Friday, April 8, 2011

It’s Not Dr. Seuss: Green Hair and Harm

When I lived in New York City, it wasn’t unusual to see people with blue, purple or green hair.   In fact, odds are in a city with over eight million people, you’re bound to see a wide assortment of hairstyles and hair colors.  One day in NYC, as I waited for a bus, a man strolled by wearing nothing but a pair of underwear briefs.  No heads turned and traffic kept right on flowing.  I was surprised that no one seemed affected by him.  Apparently, “different” is a relative term; your definition will vary from someone else’s definition depending upon your exposure to “different” and your spectrum of “normal.” Check out this video that features a woman with a unique sense of style.  If you cover your eyes and listen to her describe her job, you’ll find that she’s not much different from you or people you know.

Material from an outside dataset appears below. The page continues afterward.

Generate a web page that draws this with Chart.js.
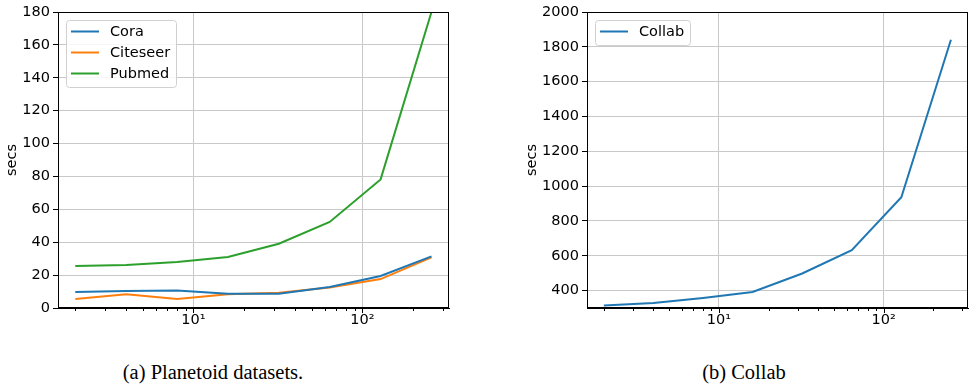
<!DOCTYPE html>
<html>
<head>
<meta charset="utf-8">
<title>Training time</title>
<script src="https://cdn.jsdelivr.net/npm/chart.js@4.4.1/dist/chart.umd.min.js"></script>
<style>
  body { margin: 0; background: #fff; width: 969px; height: 386px; position: relative; overflow: hidden; }
  .plot { position: absolute; top: 0; }
  .caption {
    position: absolute; top: 361px; font-family: "Liberation Serif", "Times New Roman", serif;
    font-size: 20.5px; color: #000; text-align: center; white-space: nowrap;
  }
</style>
</head>
<body>
<div class="plot" style="left:0"><canvas id="planetoid" width="460" height="340"></canvas></div>
<div class="plot" style="left:510px"><canvas id="collab" width="459" height="340"></canvas></div>
<div class="caption" style="left:113px;width:200px">(a) Planetoid datasets.</div>
<div class="caption" style="left:644px;width:200px">(b) Collab</div>

<script>
// x values (log axis) and measured seconds per run
const sizes = [2, 4, 8, 16, 32, 64, 128, 256];
const coraSecs = [9.7, 10.3, 10.7, 8.7, 8.7, 12.8, 19.5, 31.4];
const citeseerSecs = [5.5, 8.3, 5.5, 8.3, 9.3, 12.4, 17.6, 30.8];
const pubmedSecs = [25.5, 26.1, 28.0, 31.0, 39.1, 52.3, 78.2, 180];
const collabSecs = [314, 329, 358, 392, 498, 632, 936, 1841];

// axis ticks
const xMajorTicks = [10, 100];
const xTickLabels = ['10\u00b9', '10\u00b2'];
const xMinorTicks = [2, 3, 4, 5, 6, 7, 8, 9, 20, 30, 40, 50, 60, 70, 80, 90, 200, 300];
const planetoidYTicks = [0, 20, 40, 60, 80, 100, 120, 140, 160, 180];
const collabYTicks = [400, 600, 800, 1000, 1200, 1400, 1600, 1800, 2000];

const BLUE = '#1f77b4', ORANGE = '#ff7f0e', GREEN = '#2ca02c';
const GRID = '#c9c9c9';
const FONT = { family: '"DejaVu Sans", Verdana, sans-serif', size: 14.5 };

function series(label, ys, color) {
  return {
    label: label,
    data: sizes.map((x, i) => ({ x: x, y: ys[i] })),
    borderColor: color,
    backgroundColor: color,
    borderWidth: 2,
    pointRadius: 0,
    tension: 0,
    fill: false
  };
}

// frame on all four sides, x minor ticks and a boxed legend inside the axes
const decorPlugin = {
  id: 'decor',
  afterDraw(chart) {
    const ctx = chart.ctx;
    const a = chart.chartArea;
    const xs = chart.scales.x;
    ctx.save();
    ctx.strokeStyle = '#000';
    ctx.lineWidth = 1;
    ctx.strokeRect(Math.round(a.left) + 0.5, Math.round(a.top) + 0.5,
      Math.round(a.right - a.left) - 1, Math.round(a.bottom - a.top) - 1);

    const bottom = Math.round(a.bottom);
    ctx.beginPath();
    xMajorTicks.concat(xMinorTicks).forEach(v => {
      if (v < xs.min || v > xs.max) return;
      const px = Math.round(xs.getPixelForValue(v)) + 0.5;
      const len = xMajorTicks.includes(v) ? 5 : 3;
      ctx.moveTo(px, bottom);
      ctx.lineTo(px, bottom + len);
    });
    ctx.stroke();

    // legend
    const sets = chart.data.datasets;
    ctx.font = FONT.size + 'px ' + FONT.family;
    const textW = Math.max(...sets.map(d => ctx.measureText(d.label).width));
    const pad = 5.5, handle = 28, gap = 11, rowH = 21;
    const bx = a.left + 7.5, by = a.top + 8;
    const bw = pad + handle + gap + textW + pad;
    const bh = sets.length * rowH + 4;
    ctx.beginPath();
    ctx.roundRect(Math.round(bx) + 0.5, Math.round(by) + 0.5, Math.round(bw), Math.round(bh), 3);
    ctx.fillStyle = 'rgba(255,255,255,0.85)';
    ctx.fill();
    ctx.strokeStyle = '#d0d0d0';
    ctx.stroke();
    ctx.textBaseline = 'middle';
    sets.forEach((d, i) => {
      const cy = by + 11.5 + i * rowH;
      ctx.strokeStyle = d.borderColor;
      ctx.lineWidth = 2;
      ctx.beginPath();
      ctx.moveTo(bx + pad, cy);
      ctx.lineTo(bx + pad + handle, cy);
      ctx.stroke();
      ctx.fillStyle = '#000';
      ctx.fillText(d.label, bx + pad + handle + gap, cy + 1);
    });
    ctx.restore();
  }
};

function makeChart(id, datasets, cfg) {
  return new Chart(document.getElementById(id), {
    type: 'line',
    data: { datasets: datasets },
    plugins: [decorPlugin],
    options: {
      responsive: false,
      animation: false,
      devicePixelRatio: 1,
      layout: { padding: { left: cfg.padLeft, right: cfg.padRight, top: 12, bottom: 0 } },
      plugins: { legend: { display: false }, tooltip: { enabled: false } },
      scales: {
        x: {
          type: 'logarithmic',
          min: 1.58,
          max: 325,
          afterBuildTicks: scale => {
            scale.ticks = xMinorTicks.concat(xMajorTicks).sort((p, q) => p - q).map(v => ({ value: v }));
          },
          afterFit: scale => { scale.height = 32; },
          grid: {
            drawTicks: false,
            lineWidth: 1,
            color: c => (c.tick && xMajorTicks.includes(c.tick.value)) ? GRID : 'rgba(0,0,0,0)'
          },
          border: { display: true, color: '#000', width: 1 },
          ticks: {
            autoSkip: false,
            maxRotation: 0,
            padding: 4,
            color: '#000',
            font: FONT,
            callback: v => {
              const i = xMajorTicks.indexOf(v);
              return i >= 0 ? xTickLabels[i] : '';
            }
          }
        },
        y: {
          min: cfg.yMin,
          max: cfg.yMax,
          afterBuildTicks: scale => { scale.ticks = cfg.yTicks.map(v => ({ value: v })); },
          afterFit: scale => { scale.width = cfg.yWidth; },
          grid: { color: GRID, lineWidth: 1, tickLength: 5, tickColor: '#000' },
          border: { display: true, color: '#000', width: 1 },
          ticks: { padding: 3, color: '#000', font: FONT, callback: v => String(v) },
          title: { display: true, text: 'secs', color: '#000', font: FONT, padding: { top: 4, bottom: 0 } }
        }
      }
    }
  });
}

makeChart('planetoid', [
  series('Cora', coraSecs, BLUE),
  series('Citeseer', citeseerSecs, ORANGE),
  series('Pubmed', pubmedSecs, GREEN)
], { yMin: 0, yMax: 180, yTicks: planetoidYTicks, yWidth: 58, padLeft: 0, padRight: 11 });

makeChart('collab', [
  series('Collab', collabSecs, BLUE)
], { yMin: 300, yMax: 2000, yTicks: collabYTicks, yWidth: 67, padLeft: 10, padRight: 1 });
</script>
</body>
</html>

I think the video speaks for itself.  As a child, were you ever chastised for staring at or devaluing people who seemed different?  Do you remember to remind your children and other family members to be respectful of others? How did we get to a place in society where one person or group thinks it’s acceptable to tease or assault others simply because of perceived differences?  In the words of a famous Californian, “Can’t we all just get along?”  I’m curious about the social psychology related to minimizing others and disrespecting differences.  Why do we mistreat one another?  Lots of unanswered questions today.  
In your opinion, what issues within us or within our culture contribute to ongoing social intolerance?